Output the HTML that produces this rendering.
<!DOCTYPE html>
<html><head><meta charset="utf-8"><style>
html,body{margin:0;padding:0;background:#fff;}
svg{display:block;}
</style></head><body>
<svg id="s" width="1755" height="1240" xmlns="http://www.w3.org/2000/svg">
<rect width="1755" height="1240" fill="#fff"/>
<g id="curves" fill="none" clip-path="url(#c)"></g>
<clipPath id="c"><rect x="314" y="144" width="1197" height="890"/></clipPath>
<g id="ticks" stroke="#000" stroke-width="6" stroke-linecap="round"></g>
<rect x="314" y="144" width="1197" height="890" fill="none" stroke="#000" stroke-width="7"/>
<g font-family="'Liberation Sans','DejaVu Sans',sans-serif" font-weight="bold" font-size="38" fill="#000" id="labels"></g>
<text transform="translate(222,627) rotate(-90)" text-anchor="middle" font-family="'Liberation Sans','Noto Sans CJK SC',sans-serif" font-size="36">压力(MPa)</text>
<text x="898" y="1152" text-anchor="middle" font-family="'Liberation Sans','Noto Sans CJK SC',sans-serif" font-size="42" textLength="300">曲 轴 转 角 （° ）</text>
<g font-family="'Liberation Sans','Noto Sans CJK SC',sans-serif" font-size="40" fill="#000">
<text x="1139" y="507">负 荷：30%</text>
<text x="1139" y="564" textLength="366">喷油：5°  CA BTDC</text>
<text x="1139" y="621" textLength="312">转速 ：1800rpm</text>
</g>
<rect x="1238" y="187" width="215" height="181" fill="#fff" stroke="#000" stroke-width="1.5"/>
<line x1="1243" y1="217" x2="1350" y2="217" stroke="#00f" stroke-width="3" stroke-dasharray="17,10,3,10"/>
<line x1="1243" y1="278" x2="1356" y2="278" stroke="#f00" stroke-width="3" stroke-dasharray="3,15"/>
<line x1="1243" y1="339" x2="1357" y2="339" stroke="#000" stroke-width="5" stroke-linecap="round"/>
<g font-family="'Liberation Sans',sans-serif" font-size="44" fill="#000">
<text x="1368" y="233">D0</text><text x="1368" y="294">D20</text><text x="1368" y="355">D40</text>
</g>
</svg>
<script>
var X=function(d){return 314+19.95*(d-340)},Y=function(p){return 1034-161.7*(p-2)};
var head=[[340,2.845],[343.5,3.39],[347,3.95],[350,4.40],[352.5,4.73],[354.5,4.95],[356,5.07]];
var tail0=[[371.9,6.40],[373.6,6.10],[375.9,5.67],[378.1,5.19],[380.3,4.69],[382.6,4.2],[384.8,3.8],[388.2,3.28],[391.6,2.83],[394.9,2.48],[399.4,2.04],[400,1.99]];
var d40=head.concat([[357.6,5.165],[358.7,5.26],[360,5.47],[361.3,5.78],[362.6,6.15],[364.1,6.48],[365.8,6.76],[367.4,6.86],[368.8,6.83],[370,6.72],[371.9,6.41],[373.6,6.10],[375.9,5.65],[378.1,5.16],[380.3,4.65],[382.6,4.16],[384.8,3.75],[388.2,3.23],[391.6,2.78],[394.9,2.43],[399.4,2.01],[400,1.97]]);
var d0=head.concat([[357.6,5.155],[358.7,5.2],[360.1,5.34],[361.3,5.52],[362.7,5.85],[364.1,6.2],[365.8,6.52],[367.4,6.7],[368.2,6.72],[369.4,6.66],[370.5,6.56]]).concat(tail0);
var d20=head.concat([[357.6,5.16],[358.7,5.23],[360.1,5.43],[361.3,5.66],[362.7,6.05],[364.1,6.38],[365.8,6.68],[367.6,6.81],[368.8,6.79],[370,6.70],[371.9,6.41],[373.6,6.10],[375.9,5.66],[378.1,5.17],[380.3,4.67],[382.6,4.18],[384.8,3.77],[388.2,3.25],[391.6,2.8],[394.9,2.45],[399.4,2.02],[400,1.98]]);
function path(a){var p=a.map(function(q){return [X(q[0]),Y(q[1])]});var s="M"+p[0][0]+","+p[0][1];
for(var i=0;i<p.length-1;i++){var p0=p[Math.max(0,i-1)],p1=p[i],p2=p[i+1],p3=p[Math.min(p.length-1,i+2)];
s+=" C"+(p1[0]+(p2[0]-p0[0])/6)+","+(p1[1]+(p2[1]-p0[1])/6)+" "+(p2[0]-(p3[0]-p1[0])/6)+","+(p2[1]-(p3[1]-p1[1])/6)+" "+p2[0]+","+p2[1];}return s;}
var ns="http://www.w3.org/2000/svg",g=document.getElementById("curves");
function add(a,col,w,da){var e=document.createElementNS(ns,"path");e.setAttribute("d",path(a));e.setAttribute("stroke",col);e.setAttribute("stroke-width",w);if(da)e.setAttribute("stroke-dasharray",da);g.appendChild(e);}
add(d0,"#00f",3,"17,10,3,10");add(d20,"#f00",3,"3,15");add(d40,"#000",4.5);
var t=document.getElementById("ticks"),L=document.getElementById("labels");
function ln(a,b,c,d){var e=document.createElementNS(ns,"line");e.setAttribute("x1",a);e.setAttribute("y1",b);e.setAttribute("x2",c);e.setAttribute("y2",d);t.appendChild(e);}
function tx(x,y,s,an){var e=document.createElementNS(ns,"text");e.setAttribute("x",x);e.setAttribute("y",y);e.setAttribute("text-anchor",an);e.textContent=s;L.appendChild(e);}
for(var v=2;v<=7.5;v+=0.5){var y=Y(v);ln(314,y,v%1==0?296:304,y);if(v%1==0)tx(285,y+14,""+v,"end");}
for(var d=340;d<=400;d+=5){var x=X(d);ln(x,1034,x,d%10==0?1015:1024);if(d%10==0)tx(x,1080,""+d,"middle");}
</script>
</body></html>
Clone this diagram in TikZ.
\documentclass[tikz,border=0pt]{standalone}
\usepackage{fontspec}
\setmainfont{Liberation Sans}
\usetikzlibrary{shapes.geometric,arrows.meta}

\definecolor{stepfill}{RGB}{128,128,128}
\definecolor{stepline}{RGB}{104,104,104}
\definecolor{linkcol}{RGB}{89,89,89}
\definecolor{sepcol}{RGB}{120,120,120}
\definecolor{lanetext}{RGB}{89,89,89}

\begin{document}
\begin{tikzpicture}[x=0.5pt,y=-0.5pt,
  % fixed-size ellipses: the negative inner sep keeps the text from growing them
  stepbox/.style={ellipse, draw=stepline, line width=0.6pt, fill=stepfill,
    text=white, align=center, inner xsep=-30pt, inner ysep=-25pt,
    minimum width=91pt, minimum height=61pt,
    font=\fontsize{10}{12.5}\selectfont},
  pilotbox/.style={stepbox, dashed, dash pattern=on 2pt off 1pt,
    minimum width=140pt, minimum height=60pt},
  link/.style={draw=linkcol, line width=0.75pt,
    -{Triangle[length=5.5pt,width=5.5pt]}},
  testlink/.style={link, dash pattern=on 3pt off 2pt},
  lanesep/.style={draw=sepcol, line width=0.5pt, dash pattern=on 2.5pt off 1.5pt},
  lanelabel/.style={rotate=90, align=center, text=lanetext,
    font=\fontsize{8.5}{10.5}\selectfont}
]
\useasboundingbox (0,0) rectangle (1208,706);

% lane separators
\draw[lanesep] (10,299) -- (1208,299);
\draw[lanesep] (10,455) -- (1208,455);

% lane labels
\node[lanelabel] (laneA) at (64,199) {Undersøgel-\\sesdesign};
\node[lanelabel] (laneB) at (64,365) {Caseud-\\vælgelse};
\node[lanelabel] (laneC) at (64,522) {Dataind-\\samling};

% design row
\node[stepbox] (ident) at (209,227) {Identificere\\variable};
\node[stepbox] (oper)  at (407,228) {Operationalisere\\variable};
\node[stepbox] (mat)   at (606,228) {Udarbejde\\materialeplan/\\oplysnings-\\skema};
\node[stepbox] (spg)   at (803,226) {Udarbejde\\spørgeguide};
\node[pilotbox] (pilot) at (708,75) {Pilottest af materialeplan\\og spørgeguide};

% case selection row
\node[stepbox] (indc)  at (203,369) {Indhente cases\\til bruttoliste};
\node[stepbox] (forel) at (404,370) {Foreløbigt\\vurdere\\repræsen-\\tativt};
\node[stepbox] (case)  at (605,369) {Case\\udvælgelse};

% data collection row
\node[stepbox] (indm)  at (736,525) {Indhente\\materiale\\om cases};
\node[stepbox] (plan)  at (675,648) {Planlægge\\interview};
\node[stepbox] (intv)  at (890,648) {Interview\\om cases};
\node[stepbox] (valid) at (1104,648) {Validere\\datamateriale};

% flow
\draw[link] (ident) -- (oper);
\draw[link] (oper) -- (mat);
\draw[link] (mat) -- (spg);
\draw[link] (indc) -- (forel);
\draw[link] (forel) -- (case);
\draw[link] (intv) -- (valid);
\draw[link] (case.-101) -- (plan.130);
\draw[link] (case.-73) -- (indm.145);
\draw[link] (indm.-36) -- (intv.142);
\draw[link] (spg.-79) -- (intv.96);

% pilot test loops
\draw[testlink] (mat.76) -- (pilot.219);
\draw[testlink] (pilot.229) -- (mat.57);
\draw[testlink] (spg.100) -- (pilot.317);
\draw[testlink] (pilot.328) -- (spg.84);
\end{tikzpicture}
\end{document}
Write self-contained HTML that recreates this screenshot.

**TASK INSTRUCTIONS**.
Tell how many lines include "this". The number is the whole answer.

**SOLUTION TO THE EXERCISE**.
3